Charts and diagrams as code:
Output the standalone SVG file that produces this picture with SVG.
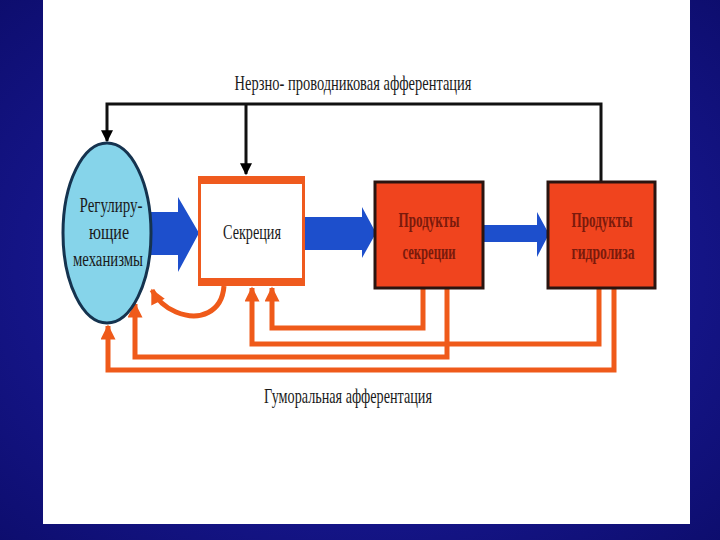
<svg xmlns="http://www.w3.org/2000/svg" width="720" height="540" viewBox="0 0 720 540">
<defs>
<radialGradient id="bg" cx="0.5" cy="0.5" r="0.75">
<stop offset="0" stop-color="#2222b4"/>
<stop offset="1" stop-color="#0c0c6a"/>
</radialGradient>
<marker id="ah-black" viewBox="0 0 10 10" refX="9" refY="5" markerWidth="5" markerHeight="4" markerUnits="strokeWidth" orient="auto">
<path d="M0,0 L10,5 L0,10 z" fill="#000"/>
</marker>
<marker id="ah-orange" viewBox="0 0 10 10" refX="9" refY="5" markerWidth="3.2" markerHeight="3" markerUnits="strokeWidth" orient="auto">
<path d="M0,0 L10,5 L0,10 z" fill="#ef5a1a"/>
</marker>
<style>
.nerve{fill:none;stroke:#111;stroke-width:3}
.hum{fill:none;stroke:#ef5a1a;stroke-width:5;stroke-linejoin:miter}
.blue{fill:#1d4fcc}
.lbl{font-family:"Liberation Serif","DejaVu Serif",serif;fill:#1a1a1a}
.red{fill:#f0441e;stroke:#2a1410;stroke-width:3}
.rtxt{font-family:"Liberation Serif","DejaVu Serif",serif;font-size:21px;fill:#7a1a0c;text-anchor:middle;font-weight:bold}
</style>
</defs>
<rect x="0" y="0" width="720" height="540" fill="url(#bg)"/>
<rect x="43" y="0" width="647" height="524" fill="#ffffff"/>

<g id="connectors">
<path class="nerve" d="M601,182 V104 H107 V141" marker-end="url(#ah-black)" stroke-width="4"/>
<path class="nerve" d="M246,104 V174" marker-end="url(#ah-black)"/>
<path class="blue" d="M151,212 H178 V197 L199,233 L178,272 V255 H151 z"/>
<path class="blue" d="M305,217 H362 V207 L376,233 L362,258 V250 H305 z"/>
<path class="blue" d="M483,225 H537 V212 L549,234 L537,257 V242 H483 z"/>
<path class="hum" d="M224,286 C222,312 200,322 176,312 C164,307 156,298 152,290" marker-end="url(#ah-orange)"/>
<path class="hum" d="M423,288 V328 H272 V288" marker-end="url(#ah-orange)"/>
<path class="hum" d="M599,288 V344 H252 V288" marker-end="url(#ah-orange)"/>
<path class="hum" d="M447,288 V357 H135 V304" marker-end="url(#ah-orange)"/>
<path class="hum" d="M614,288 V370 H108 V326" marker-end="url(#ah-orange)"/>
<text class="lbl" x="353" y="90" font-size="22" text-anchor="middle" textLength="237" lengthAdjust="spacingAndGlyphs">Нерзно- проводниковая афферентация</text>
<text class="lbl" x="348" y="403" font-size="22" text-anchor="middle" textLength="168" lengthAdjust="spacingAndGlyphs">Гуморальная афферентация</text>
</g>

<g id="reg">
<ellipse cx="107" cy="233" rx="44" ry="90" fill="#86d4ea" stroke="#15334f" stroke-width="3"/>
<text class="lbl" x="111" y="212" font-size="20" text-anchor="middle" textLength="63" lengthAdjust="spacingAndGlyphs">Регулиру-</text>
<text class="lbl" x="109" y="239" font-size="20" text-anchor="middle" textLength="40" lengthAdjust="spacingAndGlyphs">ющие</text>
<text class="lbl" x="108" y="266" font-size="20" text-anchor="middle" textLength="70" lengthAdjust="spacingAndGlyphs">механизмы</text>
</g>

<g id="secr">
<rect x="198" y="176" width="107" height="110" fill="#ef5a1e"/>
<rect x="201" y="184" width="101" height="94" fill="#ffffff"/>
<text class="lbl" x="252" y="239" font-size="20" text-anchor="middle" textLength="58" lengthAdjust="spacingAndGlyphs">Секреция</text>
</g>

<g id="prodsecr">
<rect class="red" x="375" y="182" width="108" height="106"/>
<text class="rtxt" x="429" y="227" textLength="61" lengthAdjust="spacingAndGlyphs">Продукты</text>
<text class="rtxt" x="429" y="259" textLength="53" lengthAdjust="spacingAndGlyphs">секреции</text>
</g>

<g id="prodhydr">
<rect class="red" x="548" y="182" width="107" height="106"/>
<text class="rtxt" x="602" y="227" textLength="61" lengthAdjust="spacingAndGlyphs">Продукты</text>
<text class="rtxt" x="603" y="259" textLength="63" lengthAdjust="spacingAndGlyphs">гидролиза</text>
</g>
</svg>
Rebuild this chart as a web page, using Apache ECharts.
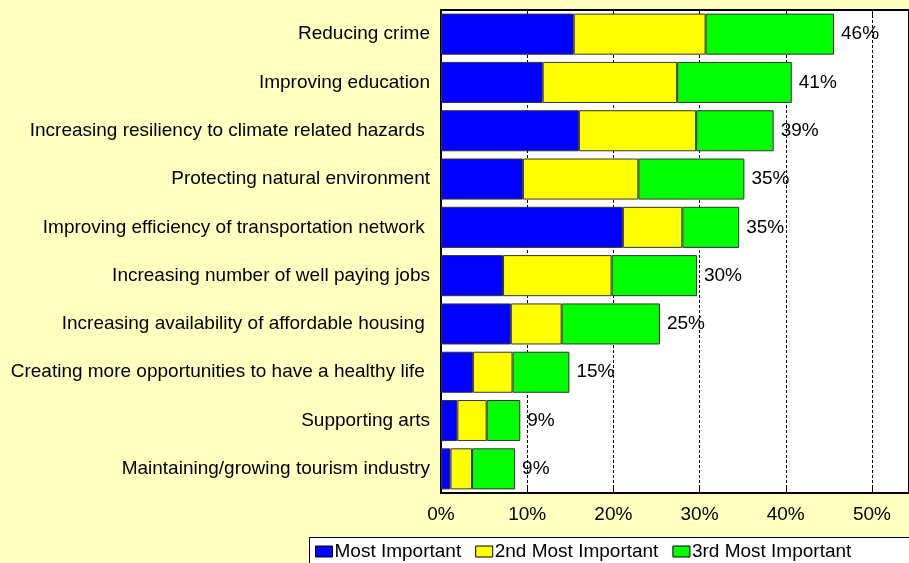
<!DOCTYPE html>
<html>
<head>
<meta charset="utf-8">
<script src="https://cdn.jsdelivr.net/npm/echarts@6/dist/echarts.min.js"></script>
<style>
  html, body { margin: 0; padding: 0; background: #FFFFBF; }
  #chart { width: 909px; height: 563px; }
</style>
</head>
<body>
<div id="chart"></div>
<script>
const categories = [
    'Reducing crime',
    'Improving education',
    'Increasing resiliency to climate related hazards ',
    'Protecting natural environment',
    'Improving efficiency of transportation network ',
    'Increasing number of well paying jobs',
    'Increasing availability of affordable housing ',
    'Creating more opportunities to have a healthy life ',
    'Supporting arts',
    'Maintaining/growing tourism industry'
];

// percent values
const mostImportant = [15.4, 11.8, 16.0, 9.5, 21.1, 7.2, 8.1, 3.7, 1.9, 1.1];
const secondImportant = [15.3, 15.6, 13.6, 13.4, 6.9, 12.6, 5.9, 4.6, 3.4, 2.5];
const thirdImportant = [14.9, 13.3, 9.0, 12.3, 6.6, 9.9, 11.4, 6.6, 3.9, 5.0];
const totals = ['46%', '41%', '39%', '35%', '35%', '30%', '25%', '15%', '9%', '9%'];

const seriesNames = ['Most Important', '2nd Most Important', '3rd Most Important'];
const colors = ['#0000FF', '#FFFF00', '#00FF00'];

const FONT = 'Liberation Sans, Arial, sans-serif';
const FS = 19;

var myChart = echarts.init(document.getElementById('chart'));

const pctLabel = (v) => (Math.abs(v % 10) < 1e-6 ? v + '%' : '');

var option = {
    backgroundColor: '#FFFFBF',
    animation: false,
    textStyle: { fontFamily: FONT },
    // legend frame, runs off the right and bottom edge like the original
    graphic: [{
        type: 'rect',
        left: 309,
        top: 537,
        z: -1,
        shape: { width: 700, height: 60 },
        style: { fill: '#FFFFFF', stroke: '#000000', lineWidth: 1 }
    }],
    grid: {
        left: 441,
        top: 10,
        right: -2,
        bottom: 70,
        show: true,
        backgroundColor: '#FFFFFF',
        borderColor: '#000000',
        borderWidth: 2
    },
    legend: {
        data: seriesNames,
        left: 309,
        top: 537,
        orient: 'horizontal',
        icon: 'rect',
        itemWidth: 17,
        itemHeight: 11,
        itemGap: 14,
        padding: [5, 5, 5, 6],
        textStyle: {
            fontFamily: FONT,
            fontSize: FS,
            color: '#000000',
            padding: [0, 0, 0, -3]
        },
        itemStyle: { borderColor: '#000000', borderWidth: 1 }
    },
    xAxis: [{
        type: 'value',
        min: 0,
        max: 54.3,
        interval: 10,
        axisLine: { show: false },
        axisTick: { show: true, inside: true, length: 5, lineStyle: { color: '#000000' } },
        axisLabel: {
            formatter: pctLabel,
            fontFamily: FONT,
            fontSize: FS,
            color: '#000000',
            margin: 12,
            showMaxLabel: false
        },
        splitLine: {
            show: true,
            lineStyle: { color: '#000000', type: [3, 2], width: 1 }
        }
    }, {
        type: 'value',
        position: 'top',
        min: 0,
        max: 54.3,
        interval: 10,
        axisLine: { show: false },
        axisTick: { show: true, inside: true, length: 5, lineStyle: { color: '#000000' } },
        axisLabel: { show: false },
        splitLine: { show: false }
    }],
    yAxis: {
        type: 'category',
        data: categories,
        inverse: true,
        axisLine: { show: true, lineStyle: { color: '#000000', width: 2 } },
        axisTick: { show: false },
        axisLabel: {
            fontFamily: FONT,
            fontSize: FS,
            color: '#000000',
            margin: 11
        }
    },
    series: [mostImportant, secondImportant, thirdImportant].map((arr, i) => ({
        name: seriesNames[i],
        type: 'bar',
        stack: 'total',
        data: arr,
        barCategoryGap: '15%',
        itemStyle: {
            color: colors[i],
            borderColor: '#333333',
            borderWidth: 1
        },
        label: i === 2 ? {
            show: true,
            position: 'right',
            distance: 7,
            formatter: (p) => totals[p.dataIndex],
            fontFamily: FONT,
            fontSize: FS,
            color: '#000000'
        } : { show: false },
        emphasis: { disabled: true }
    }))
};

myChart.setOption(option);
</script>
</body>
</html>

---

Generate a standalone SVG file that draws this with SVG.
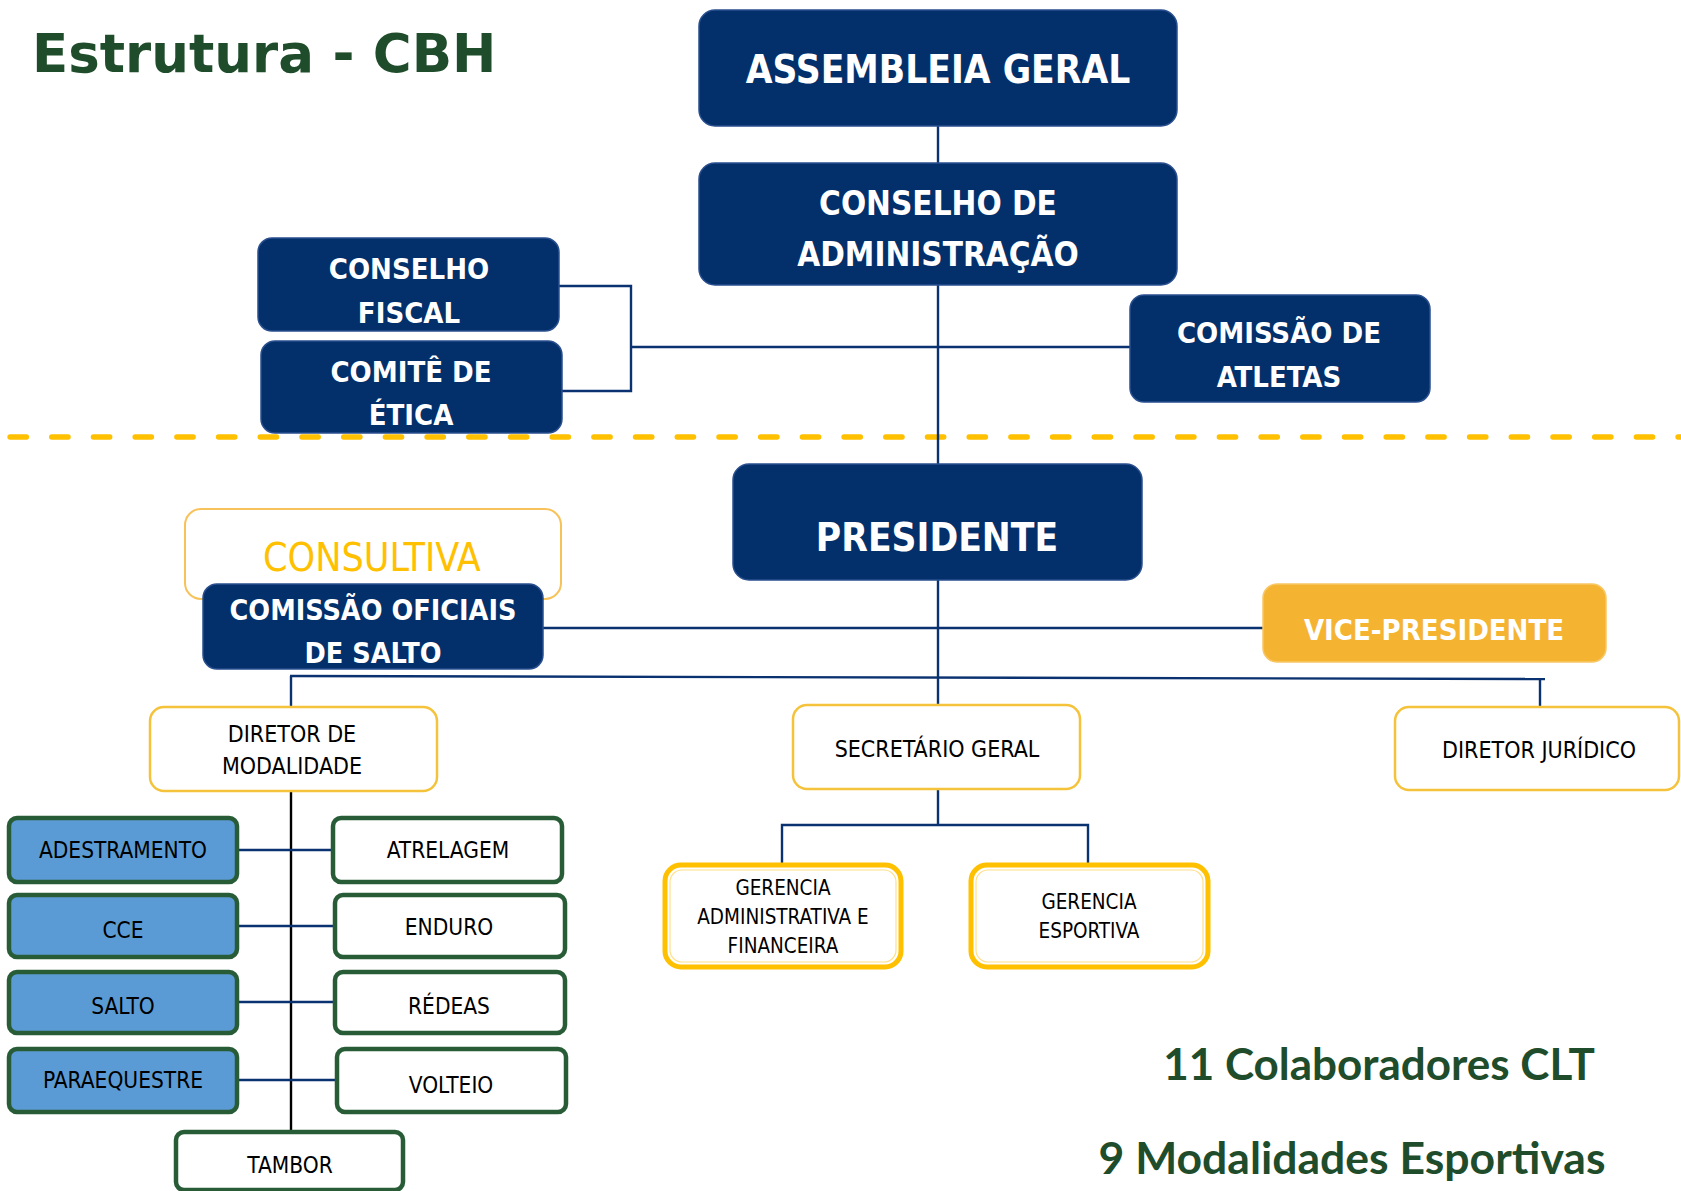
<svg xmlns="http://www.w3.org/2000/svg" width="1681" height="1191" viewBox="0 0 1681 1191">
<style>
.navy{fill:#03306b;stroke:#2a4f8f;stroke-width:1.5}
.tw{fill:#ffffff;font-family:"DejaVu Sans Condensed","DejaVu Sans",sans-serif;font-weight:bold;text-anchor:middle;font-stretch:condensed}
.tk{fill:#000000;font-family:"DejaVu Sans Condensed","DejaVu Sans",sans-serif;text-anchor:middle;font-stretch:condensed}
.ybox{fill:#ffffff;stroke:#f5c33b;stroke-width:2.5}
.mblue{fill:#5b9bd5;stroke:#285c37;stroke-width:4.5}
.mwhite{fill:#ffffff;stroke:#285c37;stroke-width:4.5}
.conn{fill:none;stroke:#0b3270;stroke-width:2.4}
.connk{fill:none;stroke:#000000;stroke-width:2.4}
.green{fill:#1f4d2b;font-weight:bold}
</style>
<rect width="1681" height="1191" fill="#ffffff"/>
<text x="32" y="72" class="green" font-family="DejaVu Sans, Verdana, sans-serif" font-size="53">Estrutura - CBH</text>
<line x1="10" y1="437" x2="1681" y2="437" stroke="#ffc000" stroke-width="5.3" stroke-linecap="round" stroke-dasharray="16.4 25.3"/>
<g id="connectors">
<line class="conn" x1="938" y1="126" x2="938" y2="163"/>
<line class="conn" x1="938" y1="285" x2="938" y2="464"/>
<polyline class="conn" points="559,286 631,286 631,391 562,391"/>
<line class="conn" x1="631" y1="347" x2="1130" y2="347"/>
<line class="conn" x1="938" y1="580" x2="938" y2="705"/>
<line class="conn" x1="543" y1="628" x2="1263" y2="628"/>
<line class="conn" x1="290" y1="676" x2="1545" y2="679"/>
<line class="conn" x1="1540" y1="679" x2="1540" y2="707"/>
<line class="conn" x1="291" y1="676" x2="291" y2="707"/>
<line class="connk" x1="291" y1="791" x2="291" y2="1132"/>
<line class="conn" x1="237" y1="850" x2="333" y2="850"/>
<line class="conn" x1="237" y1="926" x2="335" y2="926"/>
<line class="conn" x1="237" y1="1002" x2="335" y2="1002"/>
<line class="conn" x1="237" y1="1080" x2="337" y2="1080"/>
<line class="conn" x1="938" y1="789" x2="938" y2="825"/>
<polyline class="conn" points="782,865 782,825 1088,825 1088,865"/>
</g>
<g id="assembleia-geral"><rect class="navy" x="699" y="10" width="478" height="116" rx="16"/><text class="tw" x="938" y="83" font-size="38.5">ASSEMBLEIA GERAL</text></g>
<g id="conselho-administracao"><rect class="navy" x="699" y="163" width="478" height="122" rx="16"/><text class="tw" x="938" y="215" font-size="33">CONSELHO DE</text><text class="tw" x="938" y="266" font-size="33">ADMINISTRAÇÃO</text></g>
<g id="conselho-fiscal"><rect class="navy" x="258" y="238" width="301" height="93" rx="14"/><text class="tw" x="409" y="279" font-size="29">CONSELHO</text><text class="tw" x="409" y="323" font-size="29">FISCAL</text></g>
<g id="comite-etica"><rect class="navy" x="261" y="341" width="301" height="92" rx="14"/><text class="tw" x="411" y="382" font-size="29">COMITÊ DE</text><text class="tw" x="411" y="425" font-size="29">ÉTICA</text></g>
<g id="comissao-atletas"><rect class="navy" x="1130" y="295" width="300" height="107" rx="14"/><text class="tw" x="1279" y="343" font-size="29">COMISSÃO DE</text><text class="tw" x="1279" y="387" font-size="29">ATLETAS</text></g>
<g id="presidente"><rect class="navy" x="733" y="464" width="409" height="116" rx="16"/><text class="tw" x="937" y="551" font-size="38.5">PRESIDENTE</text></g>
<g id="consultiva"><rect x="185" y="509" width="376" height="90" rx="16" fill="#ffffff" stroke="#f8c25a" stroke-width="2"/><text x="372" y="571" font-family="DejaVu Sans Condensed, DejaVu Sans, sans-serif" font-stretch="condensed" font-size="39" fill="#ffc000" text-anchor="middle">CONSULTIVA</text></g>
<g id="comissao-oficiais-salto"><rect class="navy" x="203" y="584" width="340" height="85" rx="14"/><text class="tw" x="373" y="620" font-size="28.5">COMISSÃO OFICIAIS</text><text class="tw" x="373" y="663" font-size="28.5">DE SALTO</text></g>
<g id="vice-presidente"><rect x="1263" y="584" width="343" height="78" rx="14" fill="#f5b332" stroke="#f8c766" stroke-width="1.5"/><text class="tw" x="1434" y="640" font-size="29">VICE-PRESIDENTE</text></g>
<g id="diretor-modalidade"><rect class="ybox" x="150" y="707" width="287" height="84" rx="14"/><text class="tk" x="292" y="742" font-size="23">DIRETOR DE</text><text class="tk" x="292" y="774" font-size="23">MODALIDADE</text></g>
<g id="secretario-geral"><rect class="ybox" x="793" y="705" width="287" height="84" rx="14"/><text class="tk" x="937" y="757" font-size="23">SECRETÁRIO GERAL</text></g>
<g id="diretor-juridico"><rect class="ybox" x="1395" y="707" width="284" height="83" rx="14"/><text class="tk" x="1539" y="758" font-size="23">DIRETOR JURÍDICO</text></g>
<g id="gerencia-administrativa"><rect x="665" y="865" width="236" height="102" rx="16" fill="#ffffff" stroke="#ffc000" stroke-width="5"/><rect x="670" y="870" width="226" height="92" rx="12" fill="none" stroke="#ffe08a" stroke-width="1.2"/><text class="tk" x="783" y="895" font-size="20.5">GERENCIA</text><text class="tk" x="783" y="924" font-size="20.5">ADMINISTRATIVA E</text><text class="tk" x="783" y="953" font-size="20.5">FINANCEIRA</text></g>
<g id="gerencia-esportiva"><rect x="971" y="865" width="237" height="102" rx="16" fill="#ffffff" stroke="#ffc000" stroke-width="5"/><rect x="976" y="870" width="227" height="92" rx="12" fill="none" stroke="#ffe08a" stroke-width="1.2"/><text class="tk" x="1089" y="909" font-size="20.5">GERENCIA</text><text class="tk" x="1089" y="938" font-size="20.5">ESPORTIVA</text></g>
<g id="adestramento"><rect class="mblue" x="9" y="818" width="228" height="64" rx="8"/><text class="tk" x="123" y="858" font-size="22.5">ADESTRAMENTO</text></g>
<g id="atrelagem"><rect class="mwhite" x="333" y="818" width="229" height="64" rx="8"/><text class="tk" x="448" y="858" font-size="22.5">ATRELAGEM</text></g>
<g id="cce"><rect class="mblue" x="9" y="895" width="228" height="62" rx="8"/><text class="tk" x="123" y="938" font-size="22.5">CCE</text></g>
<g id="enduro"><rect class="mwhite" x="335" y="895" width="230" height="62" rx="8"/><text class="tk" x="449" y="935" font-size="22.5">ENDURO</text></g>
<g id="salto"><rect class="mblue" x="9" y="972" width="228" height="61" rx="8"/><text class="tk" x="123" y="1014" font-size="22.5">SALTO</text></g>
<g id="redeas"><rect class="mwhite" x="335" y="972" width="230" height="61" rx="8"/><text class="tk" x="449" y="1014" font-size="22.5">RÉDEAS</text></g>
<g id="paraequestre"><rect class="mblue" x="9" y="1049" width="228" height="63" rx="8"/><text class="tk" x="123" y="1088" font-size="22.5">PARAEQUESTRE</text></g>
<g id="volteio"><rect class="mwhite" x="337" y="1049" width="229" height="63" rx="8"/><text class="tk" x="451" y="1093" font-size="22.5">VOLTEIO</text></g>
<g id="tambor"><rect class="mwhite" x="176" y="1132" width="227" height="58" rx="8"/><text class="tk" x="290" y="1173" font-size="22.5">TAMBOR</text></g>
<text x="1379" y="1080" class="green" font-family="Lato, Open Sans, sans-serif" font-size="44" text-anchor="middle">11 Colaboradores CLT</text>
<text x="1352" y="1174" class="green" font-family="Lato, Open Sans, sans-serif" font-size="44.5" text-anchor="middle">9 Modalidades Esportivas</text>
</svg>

Task statement » Skip all pictures. Retype exactly the span whose first line is the one with "Rebuild this chart" and whose last line is the one with "const pctLabel = (v)".

Answer to this task »
Rebuild this chart as a web page, using Apache ECharts.
<!DOCTYPE html>
<html>
<head>
<meta charset="utf-8">
<script src="https://cdn.jsdelivr.net/npm/echarts@6/dist/echarts.min.js"></script>
<style>
  html, body { margin: 0; padding: 0; background: #FFFFBF; }
  #chart { width: 909px; height: 563px; }
</style>
</head>
<body>
<div id="chart"></div>
<script>
const categories = [
    'Reducing crime',
    'Improving education',
    'Increasing resiliency to climate related hazards ',
    'Protecting natural environment',
    'Improving efficiency of transportation network ',
    'Increasing number of well paying jobs',
    'Increasing availability of affordable housing ',
    'Creating more opportunities to have a healthy life ',
    'Supporting arts',
    'Maintaining/growing tourism industry'
];

// percent values
const mostImportant = [15.4, 11.8, 16.0, 9.5, 21.1, 7.2, 8.1, 3.7, 1.9, 1.1];
const secondImportant = [15.3, 15.6, 13.6, 13.4, 6.9, 12.6, 5.9, 4.6, 3.4, 2.5];
const thirdImportant = [14.9, 13.3, 9.0, 12.3, 6.6, 9.9, 11.4, 6.6, 3.9, 5.0];
const totals = ['46%', '41%', '39%', '35%', '35%', '30%', '25%', '15%', '9%', '9%'];

const seriesNames = ['Most Important', '2nd Most Important', '3rd Most Important'];
const colors = ['#0000FF', '#FFFF00', '#00FF00'];

const FONT = 'Liberation Sans, Arial, sans-serif';
const FS = 19;

var myChart = echarts.init(document.getElementById('chart'));

const pctLabel = (v) => (Math.abs(v % 10) < 1e-6 ? v + '%' : '');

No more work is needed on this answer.